SET PROBLEM ::
Return precisely the span of lines from the top of the material below to the line containing "(0,0) rectangle (1165,882);", both included. Pictures are excluded.
# start of DATA EXCERPT
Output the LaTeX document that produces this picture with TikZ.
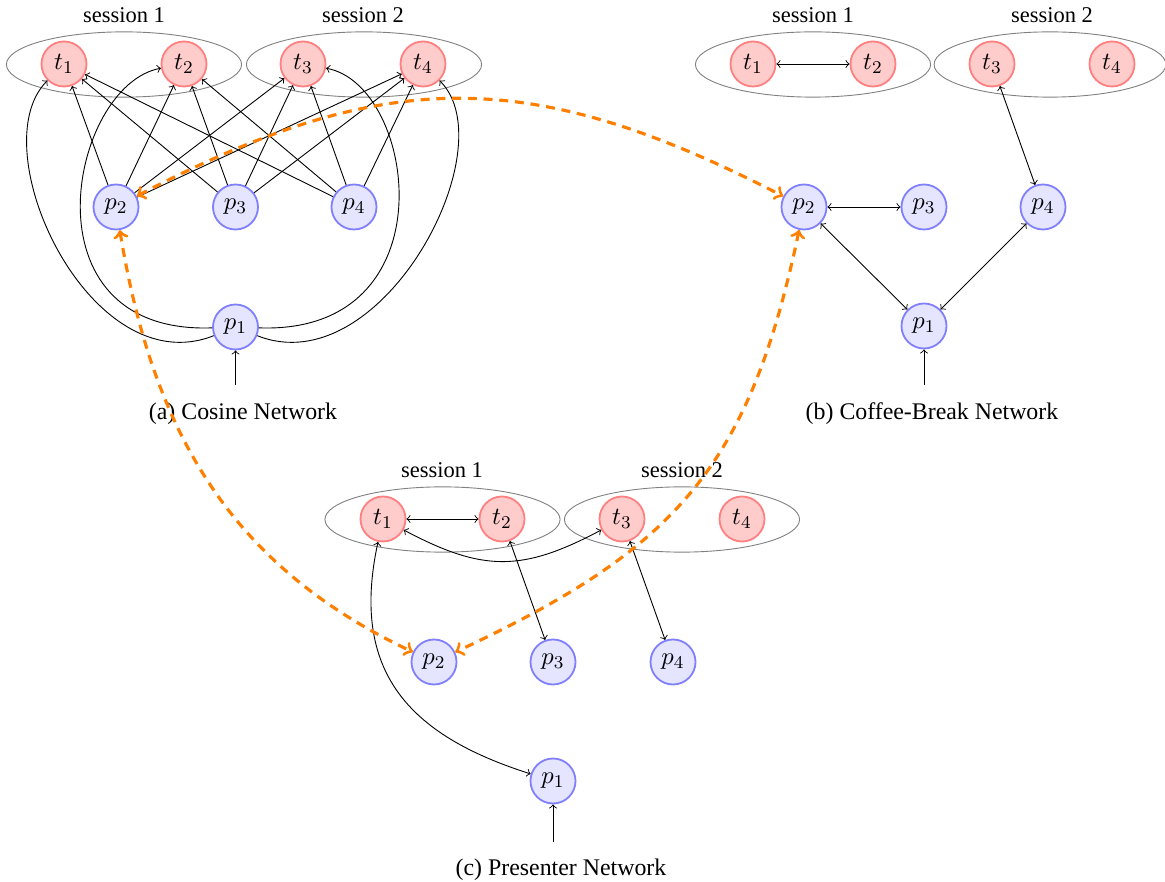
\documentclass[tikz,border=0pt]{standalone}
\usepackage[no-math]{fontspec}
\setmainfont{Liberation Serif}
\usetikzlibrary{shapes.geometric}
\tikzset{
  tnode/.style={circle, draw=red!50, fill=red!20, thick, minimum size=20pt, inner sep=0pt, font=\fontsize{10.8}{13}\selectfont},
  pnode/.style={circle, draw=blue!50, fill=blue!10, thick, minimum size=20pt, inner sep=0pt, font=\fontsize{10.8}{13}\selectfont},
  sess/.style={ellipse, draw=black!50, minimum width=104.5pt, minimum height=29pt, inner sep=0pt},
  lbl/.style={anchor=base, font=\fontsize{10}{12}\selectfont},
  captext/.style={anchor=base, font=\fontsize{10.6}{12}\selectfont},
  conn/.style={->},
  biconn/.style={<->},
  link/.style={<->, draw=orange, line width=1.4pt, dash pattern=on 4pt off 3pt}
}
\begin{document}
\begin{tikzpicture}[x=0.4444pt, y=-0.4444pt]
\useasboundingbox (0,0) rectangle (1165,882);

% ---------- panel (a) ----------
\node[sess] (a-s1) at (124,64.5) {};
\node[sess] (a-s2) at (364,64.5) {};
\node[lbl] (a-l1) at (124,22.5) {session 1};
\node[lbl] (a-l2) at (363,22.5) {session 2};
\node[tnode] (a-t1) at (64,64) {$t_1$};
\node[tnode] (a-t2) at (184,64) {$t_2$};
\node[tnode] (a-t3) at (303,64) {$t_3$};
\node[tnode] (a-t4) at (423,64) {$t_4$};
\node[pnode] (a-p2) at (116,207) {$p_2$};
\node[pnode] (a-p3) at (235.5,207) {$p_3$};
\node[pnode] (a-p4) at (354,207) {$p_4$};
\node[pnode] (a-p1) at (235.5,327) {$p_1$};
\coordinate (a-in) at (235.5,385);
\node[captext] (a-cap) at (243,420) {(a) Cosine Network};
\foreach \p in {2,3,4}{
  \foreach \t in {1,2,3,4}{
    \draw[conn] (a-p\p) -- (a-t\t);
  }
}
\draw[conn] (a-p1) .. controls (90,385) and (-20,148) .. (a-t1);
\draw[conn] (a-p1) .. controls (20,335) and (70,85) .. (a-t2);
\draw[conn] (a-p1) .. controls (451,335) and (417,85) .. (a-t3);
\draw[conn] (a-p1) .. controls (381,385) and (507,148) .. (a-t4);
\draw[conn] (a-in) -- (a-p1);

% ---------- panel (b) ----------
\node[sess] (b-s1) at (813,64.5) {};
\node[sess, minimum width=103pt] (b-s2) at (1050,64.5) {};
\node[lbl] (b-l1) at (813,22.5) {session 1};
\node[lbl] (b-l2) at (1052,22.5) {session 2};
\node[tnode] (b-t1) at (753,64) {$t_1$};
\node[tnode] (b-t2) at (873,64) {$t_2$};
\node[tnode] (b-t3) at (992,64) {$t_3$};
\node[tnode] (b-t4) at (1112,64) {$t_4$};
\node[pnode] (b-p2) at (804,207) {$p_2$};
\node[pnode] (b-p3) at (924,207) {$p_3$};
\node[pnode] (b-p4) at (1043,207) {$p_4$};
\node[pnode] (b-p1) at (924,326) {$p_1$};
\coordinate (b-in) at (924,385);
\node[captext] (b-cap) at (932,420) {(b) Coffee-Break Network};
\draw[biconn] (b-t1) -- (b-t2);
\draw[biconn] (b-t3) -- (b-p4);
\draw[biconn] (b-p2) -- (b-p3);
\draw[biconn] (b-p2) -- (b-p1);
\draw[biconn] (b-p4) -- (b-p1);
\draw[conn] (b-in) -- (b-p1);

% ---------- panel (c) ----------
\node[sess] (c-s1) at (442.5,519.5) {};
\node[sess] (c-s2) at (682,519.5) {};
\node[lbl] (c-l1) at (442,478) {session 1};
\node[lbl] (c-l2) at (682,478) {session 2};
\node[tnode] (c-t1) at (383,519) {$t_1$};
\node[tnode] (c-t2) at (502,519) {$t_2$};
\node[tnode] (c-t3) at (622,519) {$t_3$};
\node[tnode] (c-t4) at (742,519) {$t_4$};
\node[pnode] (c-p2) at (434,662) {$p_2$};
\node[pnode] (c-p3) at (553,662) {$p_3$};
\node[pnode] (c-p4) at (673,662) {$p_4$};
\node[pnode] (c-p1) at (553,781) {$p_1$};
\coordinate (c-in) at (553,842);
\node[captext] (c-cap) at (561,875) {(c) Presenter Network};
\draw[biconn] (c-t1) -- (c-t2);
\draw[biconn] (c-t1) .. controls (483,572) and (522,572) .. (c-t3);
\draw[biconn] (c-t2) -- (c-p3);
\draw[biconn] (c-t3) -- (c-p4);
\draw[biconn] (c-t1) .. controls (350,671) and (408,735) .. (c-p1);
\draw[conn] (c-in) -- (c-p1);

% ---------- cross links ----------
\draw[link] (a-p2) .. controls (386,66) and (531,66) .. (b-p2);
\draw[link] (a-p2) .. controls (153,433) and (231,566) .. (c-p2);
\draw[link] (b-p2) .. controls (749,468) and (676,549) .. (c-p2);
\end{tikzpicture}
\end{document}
# end of DATA EXCERPT
REPLY TO THE EXERCISE ::
Output the LaTeX document that produces this picture with TikZ.
\documentclass[tikz,border=0pt]{standalone}
\usepackage[no-math]{fontspec}
\setmainfont{Liberation Serif}
\usetikzlibrary{shapes.geometric}
\tikzset{
  tnode/.style={circle, draw=red!50, fill=red!20, thick, minimum size=20pt, inner sep=0pt, font=\fontsize{10.8}{13}\selectfont},
  pnode/.style={circle, draw=blue!50, fill=blue!10, thick, minimum size=20pt, inner sep=0pt, font=\fontsize{10.8}{13}\selectfont},
  sess/.style={ellipse, draw=black!50, minimum width=104.5pt, minimum height=29pt, inner sep=0pt},
  lbl/.style={anchor=base, font=\fontsize{10}{12}\selectfont},
  captext/.style={anchor=base, font=\fontsize{10.6}{12}\selectfont},
  conn/.style={->},
  biconn/.style={<->},
  link/.style={<->, draw=orange, line width=1.4pt, dash pattern=on 4pt off 3pt}
}
\begin{document}
\begin{tikzpicture}[x=0.4444pt, y=-0.4444pt]
\useasboundingbox (0,0) rectangle (1165,882);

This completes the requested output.